## Dataset content

________________________________________

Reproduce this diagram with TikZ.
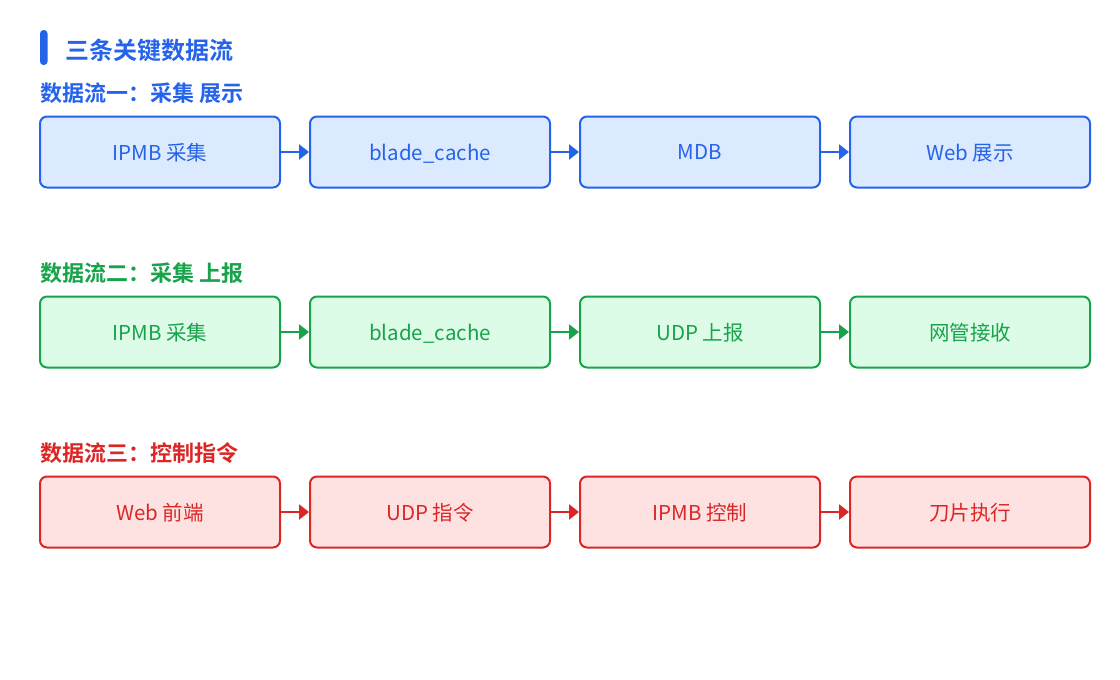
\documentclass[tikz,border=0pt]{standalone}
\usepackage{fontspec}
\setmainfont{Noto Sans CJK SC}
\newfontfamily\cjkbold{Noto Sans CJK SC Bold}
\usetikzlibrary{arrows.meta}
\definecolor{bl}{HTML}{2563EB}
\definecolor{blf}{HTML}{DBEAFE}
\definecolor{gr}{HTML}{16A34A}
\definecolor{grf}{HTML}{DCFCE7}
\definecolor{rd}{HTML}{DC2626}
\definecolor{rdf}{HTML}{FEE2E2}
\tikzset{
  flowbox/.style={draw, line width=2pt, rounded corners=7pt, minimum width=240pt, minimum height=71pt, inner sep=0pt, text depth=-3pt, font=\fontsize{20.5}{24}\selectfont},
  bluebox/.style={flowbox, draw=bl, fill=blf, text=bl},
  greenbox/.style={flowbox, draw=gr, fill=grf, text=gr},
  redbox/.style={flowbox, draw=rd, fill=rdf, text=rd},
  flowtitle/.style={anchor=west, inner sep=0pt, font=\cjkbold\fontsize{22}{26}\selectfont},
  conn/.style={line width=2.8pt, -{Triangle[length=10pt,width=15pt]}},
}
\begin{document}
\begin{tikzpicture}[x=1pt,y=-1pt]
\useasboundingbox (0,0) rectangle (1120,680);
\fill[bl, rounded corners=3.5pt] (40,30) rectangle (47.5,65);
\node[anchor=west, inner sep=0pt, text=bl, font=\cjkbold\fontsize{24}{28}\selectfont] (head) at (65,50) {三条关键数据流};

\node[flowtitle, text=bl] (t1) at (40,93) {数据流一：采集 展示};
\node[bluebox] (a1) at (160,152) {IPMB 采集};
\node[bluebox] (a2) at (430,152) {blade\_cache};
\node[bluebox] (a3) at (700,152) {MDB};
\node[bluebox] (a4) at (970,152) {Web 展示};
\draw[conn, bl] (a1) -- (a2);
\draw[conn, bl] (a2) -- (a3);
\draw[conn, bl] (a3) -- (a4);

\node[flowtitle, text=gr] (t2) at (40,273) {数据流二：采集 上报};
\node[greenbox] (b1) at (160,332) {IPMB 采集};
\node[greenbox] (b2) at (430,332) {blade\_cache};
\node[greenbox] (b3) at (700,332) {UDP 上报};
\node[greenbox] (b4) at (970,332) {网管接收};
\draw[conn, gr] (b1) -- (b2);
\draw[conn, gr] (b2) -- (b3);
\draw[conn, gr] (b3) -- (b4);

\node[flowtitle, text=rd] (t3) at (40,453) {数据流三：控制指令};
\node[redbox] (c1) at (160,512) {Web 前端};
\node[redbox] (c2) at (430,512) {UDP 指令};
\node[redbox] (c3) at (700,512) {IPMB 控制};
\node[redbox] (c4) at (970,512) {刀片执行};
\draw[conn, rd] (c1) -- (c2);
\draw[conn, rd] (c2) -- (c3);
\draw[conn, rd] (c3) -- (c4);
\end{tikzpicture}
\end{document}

________________________________________

## Challenge
Repeat the listing verbatim. Skip the pictures.

## Task solution
Reproduce this diagram with TikZ.
\documentclass[tikz,border=0pt]{standalone}
\usepackage{fontspec}
\setmainfont{Noto Sans CJK SC}
\newfontfamily\cjkbold{Noto Sans CJK SC Bold}
\usetikzlibrary{arrows.meta}
\definecolor{bl}{HTML}{2563EB}
\definecolor{blf}{HTML}{DBEAFE}
\definecolor{gr}{HTML}{16A34A}
\definecolor{grf}{HTML}{DCFCE7}
\definecolor{rd}{HTML}{DC2626}
\definecolor{rdf}{HTML}{FEE2E2}
\tikzset{
  flowbox/.style={draw, line width=2pt, rounded corners=7pt, minimum width=240pt, minimum height=71pt, inner sep=0pt, text depth=-3pt, font=\fontsize{20.5}{24}\selectfont},
  bluebox/.style={flowbox, draw=bl, fill=blf, text=bl},
  greenbox/.style={flowbox, draw=gr, fill=grf, text=gr},
  redbox/.style={flowbox, draw=rd, fill=rdf, text=rd},
  flowtitle/.style={anchor=west, inner sep=0pt, font=\cjkbold\fontsize{22}{26}\selectfont},
  conn/.style={line width=2.8pt, -{Triangle[length=10pt,width=15pt]}},
}
\begin{document}
\begin{tikzpicture}[x=1pt,y=-1pt]
\useasboundingbox (0,0) rectangle (1120,680);
\fill[bl, rounded corners=3.5pt] (40,30) rectangle (47.5,65);
\node[anchor=west, inner sep=0pt, text=bl, font=\cjkbold\fontsize{24}{28}\selectfont] (head) at (65,50) {三条关键数据流};

\node[flowtitle, text=bl] (t1) at (40,93) {数据流一：采集 展示};
\node[bluebox] (a1) at (160,152) {IPMB 采集};
\node[bluebox] (a2) at (430,152) {blade\_cache};
\node[bluebox] (a3) at (700,152) {MDB};
\node[bluebox] (a4) at (970,152) {Web 展示};
\draw[conn, bl] (a1) -- (a2);
\draw[conn, bl] (a2) -- (a3);
\draw[conn, bl] (a3) -- (a4);

\node[flowtitle, text=gr] (t2) at (40,273) {数据流二：采集 上报};
\node[greenbox] (b1) at (160,332) {IPMB 采集};
\node[greenbox] (b2) at (430,332) {blade\_cache};
\node[greenbox] (b3) at (700,332) {UDP 上报};
\node[greenbox] (b4) at (970,332) {网管接收};
\draw[conn, gr] (b1) -- (b2);
\draw[conn, gr] (b2) -- (b3);
\draw[conn, gr] (b3) -- (b4);

\node[flowtitle, text=rd] (t3) at (40,453) {数据流三：控制指令};
\node[redbox] (c1) at (160,512) {Web 前端};
\node[redbox] (c2) at (430,512) {UDP 指令};
\node[redbox] (c3) at (700,512) {IPMB 控制};
\node[redbox] (c4) at (970,512) {刀片执行};
\draw[conn, rd] (c1) -- (c2);
\draw[conn, rd] (c2) -- (c3);
\draw[conn, rd] (c3) -- (c4);
\end{tikzpicture}
\end{document}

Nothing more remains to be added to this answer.